I just reviewed the released trailer from Quantic Dream’s upcoming psychological thriller Beyond: Two Souls. Quantic dream is pushing the boundaries in facial modeling and likeness. Willem Dafoe is brilliant and they did a fantastic job using in-house shape capture technology to acquire the shapes and basic deformations of his face. But what about the motion?
This interview with Dafoe shows the facial motion capture setup: standard marker tracking. Unfortunately, it suffers from the usual drawbacks of using optical motion capture for speech:
1. The lower face appears wooden or rigid, due to various limitations: marker sparseness, signal filtering to smooth out noise, and the inherent problem of retargeting marker motion to the facial model’s control parameters.
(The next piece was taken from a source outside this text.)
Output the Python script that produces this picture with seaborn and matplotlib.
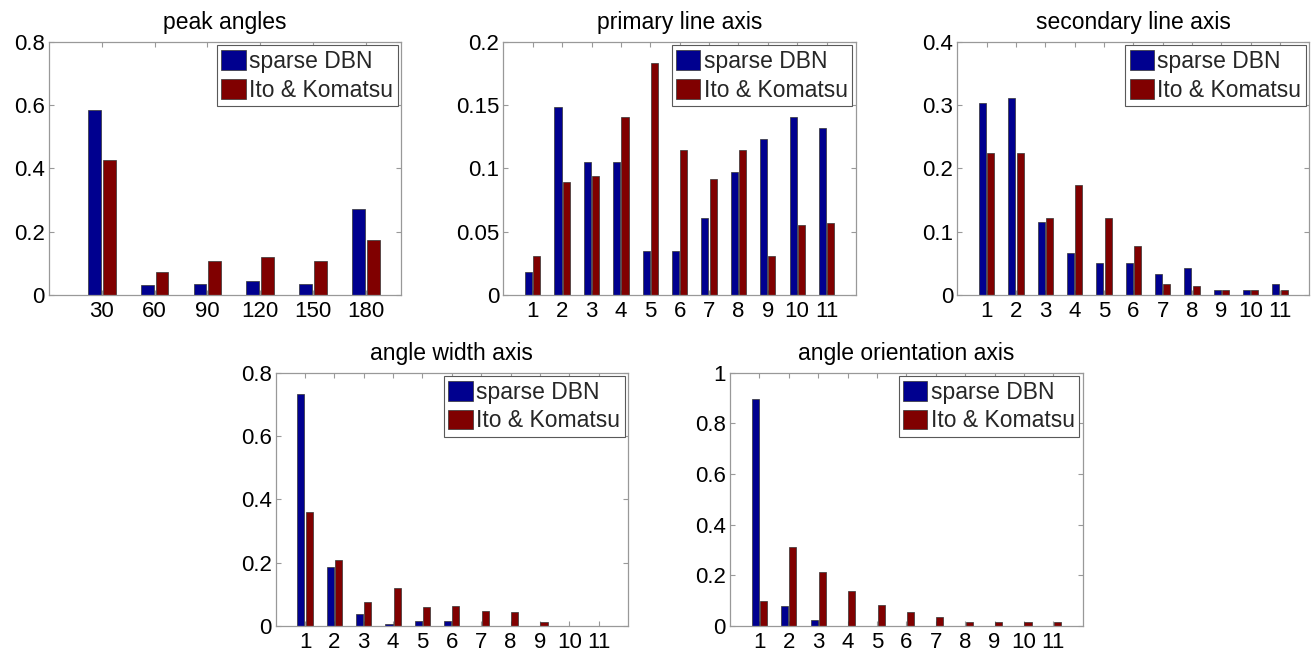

The resulting mouth movements are either too slow or too low in magnitude, and the speech is under-articulated. It’s as if the character LOOKS like he’s mumbling even though he doesn’t sound that way. This creates a visual-auditory mismatch.
2. Critical speech events are missed because the inner lips and teeth can’t be tracked optically. For example, to produce an F or V, the lower lip must come up and press against the upper teeth. This never happens with motion capture because that kind of event can’t be tracked with markers placed around the periphery of the mouth.
Not to boast, but procedural, audio-based animation remains the best solution for the lower face, especially when you are aiming for this level of realism. Gaps in dynamic realism become more noticeable when the static realism is so high.